Hence, it immediately follows that $$\parallel {\tilde{L}}_a-{\tilde{L}}_a^0\parallel \le \mid \mathrm{\lambda }\mid {\int }_{-\infty }^{\infty }\mid f^a\left(t\right)\mid c_1\mid \beta /4+it\mid e^{c_2\mid \beta /4+it\mid }\mathrm{d}t=c_3\mid \mathrm{\lambda }\mid ,$$ for some constant c₃ independent of the system size. As the dissipative part of the perturbation $\mathcal{V}$ is a sum over different products or tensor products of this or equivalent expressions, we can conclude that the strength of this part grows linearly in ∣λ∣, independently of the system size (see Supplementary Information B2 for details).

Now looking at the coherent term, we shall split it up into quasi-local contributions G = ∑_aG_a with $G_a={\int }_{-\infty }^{\infty }g\left(t\right)e^{iHt}{L}_a^{†}{L}_a{e}^{-iHt}\mathrm{d}t$ . Then we similarly need to bound $\parallel {\tilde{G}}_a-{\tilde{G}}_a^0\parallel$ , which we will split into a part depending on $∥L_a^{†}{L}_a-L_a^{0†}{L}_a^0∥$ and a part depending on $$∥e^{H\left(\beta /4+it\right)}{L}_a^{0†}{L}_a^0{e}^{-H\left(\beta /4+it\right)}-e^{H_0\left(\beta /4+it\right)}{L}_a^{0†}{L}_a^0{e}^{-H_0\left(\beta /4+it\right)}∥.$$ Here we can again use our Lemma to bound this second contribution by $$\mid \mathrm{\lambda }\mid \mid \beta /4+it\mid {\max }_{s\in \left[0,1\right]}∥\left[V,e^{s\left(\beta /4+it\right)H_0}{L}_a^{0†}{L}_a^0{e}^{-s\left(\beta /4+it\right)H_0}\right]∥.$$ Using the exact solution $L_a^0={\sum }_i\widehat{f}{\left(-4h\right)}_{ai}{\omega }_i$ , we can upper-bound this further like $$\begin{array}{c}\hfill {\max }_{s\in \left[0,1\right]}∥\left[V,e^{s\left(\beta /4+it\right)H_0}{L}_a^{0†}{L}_a^0{e}^{-s\left(\beta /4+it\right)H_0}\right]∥\\ \hfill \le 2c_2{e}^{c_3\beta /4}\cdot w_h\left(t\right)\cdot \parallel \widehat{f}\left(-4h\right){\parallel }_{\infty }^2,\end{array}$$ where w_h(t) is system-size-independent function growing subexponentially in t (as discussed in Supplementary Information E). Observe that the previous argument for bounding the conjugated expression $∥{\sigma }_{\beta }^{-1/4}{L}_a^{†}{L}_a{\sigma }_{\beta }^{1/4}-{\sigma }_{\beta ,0}^{-1/4}{L}_a^{0†}{L}_a^0{\sigma }_{\beta ,0}^{1/4}∥$ also shows that $∥L_a^{†}{L}_a-L_a^{0†}{L}_a^0∥\le c_4\mid \mathrm{\lambda }\mid$ . Finally, this means that $$\parallel {\tilde{G}}_a-{\tilde{G}}_a^0\parallel \le {\int }_{-\infty }^{\infty }\mid g\left(t\right)\mid \cdot \left(c_4\mid \mathrm{\lambda }\mid +\mid \mathrm{\lambda }\mid \mid \beta /4+it\mid c_5{w}_h\left(t\right)\right)\mathrm{d}t=c_6\mid \mathrm{\lambda }\mid ,$$ where the convergence is ensured by the decay bounds of g(t) obtained in ref. ²² [Lemma 30].

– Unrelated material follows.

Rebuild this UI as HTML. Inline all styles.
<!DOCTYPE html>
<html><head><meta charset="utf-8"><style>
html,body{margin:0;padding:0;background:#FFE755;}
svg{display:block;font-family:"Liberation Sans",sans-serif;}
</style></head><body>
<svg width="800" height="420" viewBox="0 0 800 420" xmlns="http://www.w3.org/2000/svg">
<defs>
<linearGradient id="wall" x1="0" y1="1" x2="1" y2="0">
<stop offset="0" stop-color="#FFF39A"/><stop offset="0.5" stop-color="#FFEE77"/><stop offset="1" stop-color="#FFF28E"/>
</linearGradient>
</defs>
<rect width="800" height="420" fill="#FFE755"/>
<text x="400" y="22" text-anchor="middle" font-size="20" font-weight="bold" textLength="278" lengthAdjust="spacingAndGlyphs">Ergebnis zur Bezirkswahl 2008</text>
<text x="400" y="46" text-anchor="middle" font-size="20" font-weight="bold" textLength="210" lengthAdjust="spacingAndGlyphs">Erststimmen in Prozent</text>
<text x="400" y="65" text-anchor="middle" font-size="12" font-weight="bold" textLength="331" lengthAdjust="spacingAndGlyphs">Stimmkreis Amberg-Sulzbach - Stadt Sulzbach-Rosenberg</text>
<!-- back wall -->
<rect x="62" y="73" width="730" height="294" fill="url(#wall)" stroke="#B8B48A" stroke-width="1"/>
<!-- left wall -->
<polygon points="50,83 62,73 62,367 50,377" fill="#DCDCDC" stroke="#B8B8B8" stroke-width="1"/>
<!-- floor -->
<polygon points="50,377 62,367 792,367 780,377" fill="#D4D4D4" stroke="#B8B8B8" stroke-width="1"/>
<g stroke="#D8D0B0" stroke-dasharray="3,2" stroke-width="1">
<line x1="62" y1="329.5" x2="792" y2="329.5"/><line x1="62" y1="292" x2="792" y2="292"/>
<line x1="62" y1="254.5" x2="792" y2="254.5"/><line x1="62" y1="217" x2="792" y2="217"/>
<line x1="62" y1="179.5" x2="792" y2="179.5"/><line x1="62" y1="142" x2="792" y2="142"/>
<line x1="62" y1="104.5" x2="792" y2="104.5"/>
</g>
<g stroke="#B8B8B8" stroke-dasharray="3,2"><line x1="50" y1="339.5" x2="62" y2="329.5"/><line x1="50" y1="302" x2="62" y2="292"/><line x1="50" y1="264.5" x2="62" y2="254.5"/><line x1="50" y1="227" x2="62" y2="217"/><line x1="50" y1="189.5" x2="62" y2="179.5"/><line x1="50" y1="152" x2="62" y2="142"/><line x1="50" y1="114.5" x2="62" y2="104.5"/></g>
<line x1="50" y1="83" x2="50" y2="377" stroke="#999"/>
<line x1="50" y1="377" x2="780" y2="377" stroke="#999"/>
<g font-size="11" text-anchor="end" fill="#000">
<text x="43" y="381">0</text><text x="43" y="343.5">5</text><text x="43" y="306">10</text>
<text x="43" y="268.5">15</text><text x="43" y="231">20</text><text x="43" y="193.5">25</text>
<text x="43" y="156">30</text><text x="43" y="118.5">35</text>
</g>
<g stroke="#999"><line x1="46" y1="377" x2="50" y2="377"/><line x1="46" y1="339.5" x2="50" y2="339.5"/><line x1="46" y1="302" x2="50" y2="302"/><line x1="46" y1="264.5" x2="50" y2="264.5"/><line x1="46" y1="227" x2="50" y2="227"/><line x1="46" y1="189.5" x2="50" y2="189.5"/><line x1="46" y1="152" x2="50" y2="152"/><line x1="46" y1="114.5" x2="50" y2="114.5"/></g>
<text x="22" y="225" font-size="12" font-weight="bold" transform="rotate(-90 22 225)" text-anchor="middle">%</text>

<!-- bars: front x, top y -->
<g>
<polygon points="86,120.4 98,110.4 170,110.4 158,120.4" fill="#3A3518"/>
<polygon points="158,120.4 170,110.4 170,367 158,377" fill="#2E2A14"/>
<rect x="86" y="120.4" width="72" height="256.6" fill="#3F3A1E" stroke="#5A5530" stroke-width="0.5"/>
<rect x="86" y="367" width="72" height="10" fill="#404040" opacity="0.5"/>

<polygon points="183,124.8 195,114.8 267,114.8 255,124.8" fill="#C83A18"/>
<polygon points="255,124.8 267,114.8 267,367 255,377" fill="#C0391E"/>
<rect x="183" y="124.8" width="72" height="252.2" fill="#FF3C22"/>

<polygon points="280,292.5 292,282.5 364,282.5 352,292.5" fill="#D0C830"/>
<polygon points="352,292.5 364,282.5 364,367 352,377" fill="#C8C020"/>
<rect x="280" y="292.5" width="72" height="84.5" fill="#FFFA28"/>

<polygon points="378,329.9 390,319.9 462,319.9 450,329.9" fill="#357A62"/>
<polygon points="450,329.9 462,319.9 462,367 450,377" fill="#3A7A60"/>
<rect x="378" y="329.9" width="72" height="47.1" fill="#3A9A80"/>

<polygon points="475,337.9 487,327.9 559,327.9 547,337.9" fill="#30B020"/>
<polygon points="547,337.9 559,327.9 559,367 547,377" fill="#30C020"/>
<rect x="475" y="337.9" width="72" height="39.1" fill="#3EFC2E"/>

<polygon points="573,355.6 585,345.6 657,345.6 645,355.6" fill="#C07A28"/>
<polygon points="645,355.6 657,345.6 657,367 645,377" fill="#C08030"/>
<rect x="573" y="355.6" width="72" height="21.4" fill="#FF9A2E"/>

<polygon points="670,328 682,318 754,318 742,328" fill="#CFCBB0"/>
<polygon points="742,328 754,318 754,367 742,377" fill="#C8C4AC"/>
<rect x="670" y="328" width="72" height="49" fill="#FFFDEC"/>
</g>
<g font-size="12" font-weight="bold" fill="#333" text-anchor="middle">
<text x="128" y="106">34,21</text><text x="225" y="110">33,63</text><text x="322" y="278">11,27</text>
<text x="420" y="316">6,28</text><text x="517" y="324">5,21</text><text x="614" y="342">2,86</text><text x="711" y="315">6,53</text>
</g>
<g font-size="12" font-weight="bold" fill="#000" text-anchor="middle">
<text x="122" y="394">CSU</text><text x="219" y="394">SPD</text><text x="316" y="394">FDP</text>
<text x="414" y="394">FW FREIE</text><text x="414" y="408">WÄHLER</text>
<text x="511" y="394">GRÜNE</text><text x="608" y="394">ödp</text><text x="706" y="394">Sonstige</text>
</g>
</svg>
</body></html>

This proves that the strength of the perturbation of the parent Hamiltonian is upper bounded by a constant multiple of the strength of the perturbation of the system’s Hamiltonian, uniformly in system size, i.e., that ${\mathcal{V}}_a$ , where $\mathcal{V}={\sum }_{a\in \mathcal{A}}{\mathcal{V}}_a$ , is upper bounded like $\parallel {\mathcal{V}}_a\parallel \le c\mid \mathrm{\lambda }\mid$ . To match the locality definition we will need to use exactly, we would further make a standard argument by writing this perturbation as a telescoping sum over different radii (see Supplementary Information B2).

In Supplementary Lemma E.1, we also present a slightly weaker notion of this result, with the strength bounded by ∣λ∣^α for an arbitrary constant α < 1 for small enough ∣λ∣, which works for general Hamiltonians, and hence can be used to obtain our secondary result for perturbations around the atomic limit.